#### What is being asked:
Leaving out the pictures, retype the lines from the beginning of the listing through the line containing "doses = ['0', '1', '10']".

#### Provided data:
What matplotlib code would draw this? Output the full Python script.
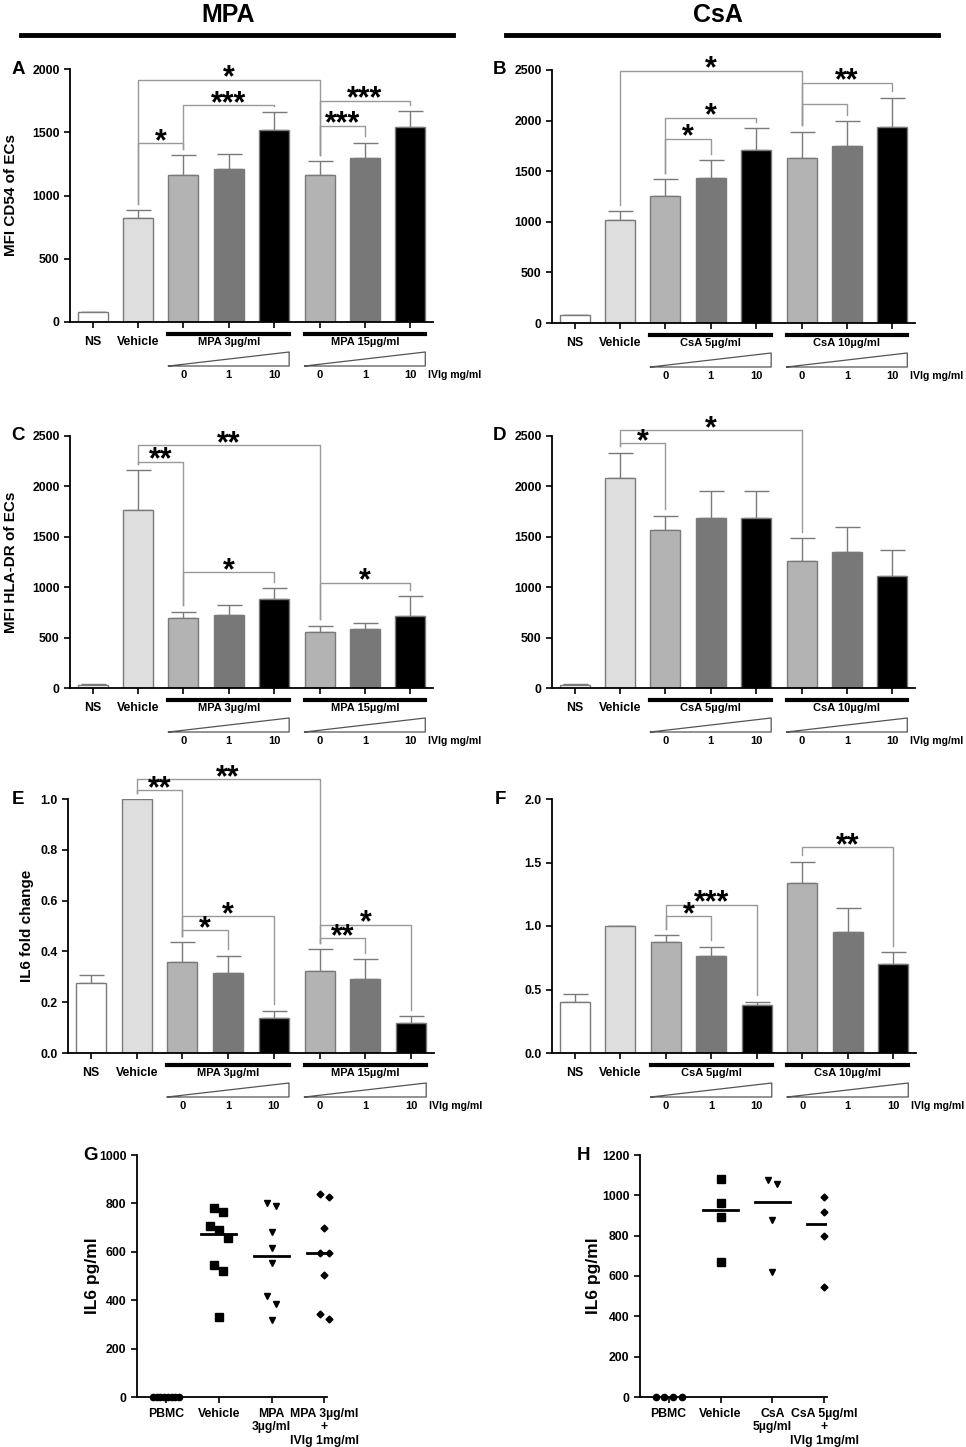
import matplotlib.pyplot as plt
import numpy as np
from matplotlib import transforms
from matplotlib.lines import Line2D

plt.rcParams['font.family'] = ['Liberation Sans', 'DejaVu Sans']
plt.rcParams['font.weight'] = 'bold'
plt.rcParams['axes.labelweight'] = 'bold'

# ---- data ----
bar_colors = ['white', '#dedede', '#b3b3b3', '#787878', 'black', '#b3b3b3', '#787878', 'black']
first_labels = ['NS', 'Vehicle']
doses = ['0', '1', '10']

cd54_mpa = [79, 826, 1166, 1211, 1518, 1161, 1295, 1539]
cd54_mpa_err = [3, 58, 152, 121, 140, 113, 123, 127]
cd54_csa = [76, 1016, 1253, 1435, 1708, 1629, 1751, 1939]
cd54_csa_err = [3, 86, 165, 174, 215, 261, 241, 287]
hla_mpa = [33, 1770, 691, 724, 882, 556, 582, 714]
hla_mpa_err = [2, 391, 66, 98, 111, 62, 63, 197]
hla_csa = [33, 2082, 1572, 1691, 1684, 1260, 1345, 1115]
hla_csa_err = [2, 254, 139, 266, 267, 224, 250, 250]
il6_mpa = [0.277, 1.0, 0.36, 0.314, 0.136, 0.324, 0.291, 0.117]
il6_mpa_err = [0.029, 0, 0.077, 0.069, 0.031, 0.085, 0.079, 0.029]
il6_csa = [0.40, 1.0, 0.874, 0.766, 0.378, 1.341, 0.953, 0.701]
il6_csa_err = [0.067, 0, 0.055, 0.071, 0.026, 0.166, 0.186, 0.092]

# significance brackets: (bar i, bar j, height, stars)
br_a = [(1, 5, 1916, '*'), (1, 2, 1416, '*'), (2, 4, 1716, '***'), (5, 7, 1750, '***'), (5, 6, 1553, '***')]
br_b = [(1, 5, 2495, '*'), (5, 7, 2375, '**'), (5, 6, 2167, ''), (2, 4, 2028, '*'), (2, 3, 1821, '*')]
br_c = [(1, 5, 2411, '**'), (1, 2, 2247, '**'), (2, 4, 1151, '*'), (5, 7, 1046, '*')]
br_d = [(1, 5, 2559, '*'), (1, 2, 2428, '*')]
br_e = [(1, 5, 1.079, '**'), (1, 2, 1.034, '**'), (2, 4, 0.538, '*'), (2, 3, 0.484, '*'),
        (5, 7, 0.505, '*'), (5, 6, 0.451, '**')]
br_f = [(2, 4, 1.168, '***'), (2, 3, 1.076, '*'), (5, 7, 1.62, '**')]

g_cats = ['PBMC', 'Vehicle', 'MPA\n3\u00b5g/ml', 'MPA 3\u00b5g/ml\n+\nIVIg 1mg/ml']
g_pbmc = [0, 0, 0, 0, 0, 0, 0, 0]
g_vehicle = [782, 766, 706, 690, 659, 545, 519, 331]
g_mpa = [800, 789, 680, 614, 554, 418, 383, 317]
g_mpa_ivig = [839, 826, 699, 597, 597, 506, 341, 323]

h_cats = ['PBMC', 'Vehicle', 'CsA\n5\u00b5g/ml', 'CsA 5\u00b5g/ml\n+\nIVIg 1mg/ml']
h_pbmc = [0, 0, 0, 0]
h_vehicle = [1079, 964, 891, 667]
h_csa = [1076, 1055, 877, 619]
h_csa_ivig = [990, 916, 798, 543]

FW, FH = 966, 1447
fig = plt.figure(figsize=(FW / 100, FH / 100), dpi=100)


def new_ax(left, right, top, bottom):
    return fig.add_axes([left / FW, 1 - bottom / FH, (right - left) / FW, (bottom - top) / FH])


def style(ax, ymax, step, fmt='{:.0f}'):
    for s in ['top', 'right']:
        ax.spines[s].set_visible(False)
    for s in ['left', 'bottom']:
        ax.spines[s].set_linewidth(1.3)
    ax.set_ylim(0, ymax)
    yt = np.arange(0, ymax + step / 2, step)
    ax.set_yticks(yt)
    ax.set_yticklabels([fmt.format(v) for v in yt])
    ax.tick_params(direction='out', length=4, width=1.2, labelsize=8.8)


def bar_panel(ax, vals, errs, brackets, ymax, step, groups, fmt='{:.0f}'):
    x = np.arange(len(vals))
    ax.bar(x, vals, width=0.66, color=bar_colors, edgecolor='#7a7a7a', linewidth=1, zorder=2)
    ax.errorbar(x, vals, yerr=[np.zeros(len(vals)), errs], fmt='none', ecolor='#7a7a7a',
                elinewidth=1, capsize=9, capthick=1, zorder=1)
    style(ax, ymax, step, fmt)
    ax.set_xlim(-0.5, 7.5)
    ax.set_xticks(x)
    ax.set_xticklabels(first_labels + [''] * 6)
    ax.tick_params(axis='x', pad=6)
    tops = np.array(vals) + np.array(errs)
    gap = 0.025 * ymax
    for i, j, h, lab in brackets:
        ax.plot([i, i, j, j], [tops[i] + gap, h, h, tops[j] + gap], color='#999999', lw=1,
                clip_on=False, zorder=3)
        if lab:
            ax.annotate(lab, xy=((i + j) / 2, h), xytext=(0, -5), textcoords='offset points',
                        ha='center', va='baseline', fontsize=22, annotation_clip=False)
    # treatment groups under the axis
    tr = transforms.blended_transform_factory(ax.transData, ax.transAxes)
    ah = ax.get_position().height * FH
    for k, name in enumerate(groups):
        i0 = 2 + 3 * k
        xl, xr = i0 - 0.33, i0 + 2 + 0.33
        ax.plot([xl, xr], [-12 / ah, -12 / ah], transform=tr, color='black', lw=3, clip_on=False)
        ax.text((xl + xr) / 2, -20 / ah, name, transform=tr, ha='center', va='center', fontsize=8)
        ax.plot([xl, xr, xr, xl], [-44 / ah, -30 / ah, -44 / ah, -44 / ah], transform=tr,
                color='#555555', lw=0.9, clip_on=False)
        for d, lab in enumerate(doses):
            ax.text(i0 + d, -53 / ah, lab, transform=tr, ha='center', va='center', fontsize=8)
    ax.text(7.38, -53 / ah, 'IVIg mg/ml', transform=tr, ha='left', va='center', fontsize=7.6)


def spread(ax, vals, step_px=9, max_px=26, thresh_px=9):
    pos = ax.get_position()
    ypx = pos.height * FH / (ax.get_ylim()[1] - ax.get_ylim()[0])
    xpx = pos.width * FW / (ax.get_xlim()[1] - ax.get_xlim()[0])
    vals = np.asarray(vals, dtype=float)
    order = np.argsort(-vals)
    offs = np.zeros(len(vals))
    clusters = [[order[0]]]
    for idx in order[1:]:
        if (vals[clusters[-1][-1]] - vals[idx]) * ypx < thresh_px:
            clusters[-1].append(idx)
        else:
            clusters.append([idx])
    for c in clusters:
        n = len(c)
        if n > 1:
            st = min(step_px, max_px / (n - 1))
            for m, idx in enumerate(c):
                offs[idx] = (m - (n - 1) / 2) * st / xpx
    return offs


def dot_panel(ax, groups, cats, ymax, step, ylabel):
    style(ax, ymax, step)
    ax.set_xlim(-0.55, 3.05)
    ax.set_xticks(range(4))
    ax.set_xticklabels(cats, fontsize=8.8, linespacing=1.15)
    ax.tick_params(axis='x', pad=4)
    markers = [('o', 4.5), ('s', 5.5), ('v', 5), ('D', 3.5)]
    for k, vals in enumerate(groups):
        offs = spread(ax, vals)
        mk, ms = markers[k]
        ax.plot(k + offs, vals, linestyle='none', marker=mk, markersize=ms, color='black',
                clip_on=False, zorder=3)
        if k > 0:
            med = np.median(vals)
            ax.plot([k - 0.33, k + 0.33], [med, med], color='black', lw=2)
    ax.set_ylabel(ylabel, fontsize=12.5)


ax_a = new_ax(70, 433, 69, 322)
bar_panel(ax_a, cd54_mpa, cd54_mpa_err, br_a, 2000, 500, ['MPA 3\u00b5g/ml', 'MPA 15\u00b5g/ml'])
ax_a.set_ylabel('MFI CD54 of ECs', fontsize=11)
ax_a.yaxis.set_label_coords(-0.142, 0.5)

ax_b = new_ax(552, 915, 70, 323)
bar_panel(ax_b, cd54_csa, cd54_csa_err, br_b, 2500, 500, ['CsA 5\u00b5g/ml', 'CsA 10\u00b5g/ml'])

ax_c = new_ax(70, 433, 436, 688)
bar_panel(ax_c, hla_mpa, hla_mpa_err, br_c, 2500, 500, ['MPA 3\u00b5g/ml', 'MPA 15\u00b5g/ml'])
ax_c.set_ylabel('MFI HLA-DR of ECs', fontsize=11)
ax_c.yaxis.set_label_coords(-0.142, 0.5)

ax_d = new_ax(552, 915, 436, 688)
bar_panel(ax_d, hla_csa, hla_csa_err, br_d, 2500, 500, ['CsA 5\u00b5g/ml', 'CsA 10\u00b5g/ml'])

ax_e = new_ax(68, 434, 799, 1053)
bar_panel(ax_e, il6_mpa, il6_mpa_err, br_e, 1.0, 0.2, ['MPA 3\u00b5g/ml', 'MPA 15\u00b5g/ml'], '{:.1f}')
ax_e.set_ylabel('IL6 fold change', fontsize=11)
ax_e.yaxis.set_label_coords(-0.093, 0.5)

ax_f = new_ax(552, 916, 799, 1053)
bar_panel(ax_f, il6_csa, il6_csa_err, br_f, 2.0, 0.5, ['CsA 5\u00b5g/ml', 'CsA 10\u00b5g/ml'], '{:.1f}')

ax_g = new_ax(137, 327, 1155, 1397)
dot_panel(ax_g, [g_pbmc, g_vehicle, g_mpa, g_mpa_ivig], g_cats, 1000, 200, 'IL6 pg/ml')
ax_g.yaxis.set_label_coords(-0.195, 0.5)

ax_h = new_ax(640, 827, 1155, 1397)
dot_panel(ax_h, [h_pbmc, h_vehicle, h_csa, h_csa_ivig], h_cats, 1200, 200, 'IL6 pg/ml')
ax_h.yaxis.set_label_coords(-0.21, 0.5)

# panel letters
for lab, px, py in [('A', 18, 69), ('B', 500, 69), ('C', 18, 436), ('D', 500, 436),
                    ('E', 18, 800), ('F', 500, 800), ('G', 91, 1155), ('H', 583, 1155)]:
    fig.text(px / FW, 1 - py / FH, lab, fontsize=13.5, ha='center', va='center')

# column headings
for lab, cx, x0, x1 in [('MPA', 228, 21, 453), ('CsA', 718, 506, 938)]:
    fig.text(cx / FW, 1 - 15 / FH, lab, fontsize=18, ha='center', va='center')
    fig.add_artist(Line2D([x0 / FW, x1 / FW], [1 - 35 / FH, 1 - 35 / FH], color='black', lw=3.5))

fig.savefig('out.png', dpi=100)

#### Answer for this exercise:
What matplotlib code would draw this? Output the full Python script.
import matplotlib.pyplot as plt
import numpy as np
from matplotlib import transforms
from matplotlib.lines import Line2D

plt.rcParams['font.family'] = ['Liberation Sans', 'DejaVu Sans']
plt.rcParams['font.weight'] = 'bold'
plt.rcParams['axes.labelweight'] = 'bold'

# ---- data ----
bar_colors = ['white', '#dedede', '#b3b3b3', '#787878', 'black', '#b3b3b3', '#787878', 'black']
first_labels = ['NS', 'Vehicle']
doses = ['0', '1', '10']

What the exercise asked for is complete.